# I refridgerated superworms to death...can I still feed them?



## SnufflePuff (Apr 16, 2009)

I bought my first batch of superworms a few weeks ago to feed to my hedgehogs, and after the little devils chewed right through the plastic container the pet store sold them to me in (and I found them in various places around my hedgehog room...eek! :shock: ) I stuck them in the refridgerator to slow them down and prevent any more escapes.

Well apparently you can't keep superworms in the fridge...because the cold kills them (as I now have learned the hard way :lol: )...My question is can I still feed them since I know it's the cold that killed them and not something else...or is it only safe to feed bugs that you have killed in the freezer?

They've been dead in the fridge for a few days now...it's fairly cold, and they don't look like they are rotting or anything like that, but should I just throw them out? I paid close to $20 for the lot of them, but I will definitely throw them out if they aren't safe.


----------



## Nancy (Aug 22, 2008)

I wouldn't risk it. Remember too that with live ones, you have to cut the heads off before feeding.


----------



## Kalandra (Aug 25, 2008)

With these types of question I tend to lean on the side of caution. Throw them out. Yes you will be out $20. But if they make a hedgehog sick, if you are like me, you won't forgive yourself.


----------



## LoboGfx (May 23, 2010)

20.00 dlls is a lot.. how many worms? try to go to reptile shows, you will find great prices on feeders. But one thing.. before buying, try to get as much info as you can from the seller, some sellers "disappear", after a couple of shows. Well established breeders go to the show more often, buy from them =).

I been breeding rats over 2 yrs now (For my snakes), I hear lots of stories from customer getting unhealthy feeders from those "Disappearing sellers". Try to go to those show without buying.. take your time studying the sellers =).. But Im very positive you will find good deals/sellers in those shows =)


----------



## SnufflePuff (Apr 16, 2009)

Thanks everyone, I will definitely be chucking them out. $20 is nothing compared to what I've been spending on my hedgie's vet bills so I definitely understand it's not worth the risk! I just thought I'd ask on the slim chance they were still safe to feed before throwing them out. But I definitely will throw them out now. 

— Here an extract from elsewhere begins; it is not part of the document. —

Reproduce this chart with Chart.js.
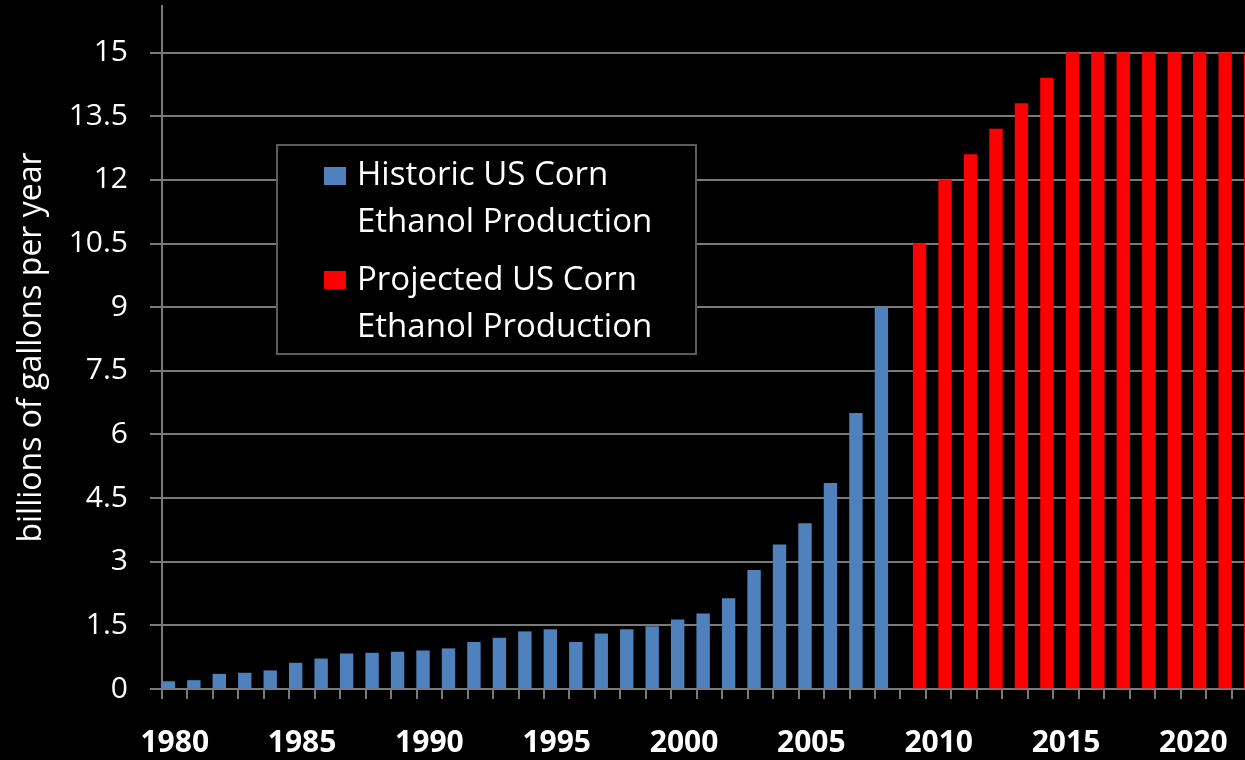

When they were still alive, I was chopping them into bite-size pieces before feeding them to my hedgehogs, and despite my hedgehogs loving the taste, I have to say chopping live superworms up is just about the grossest thing ever, so I think I will stick to mealies and waxworms from now on.


----------



## lover_of_the_spiked1 (May 21, 2010)

superworms? is that the same as mill worms? lol


----------



## LizardGirl (Aug 25, 2008)

Superworms are related to their smaller cousins, mealworms, yes.


----------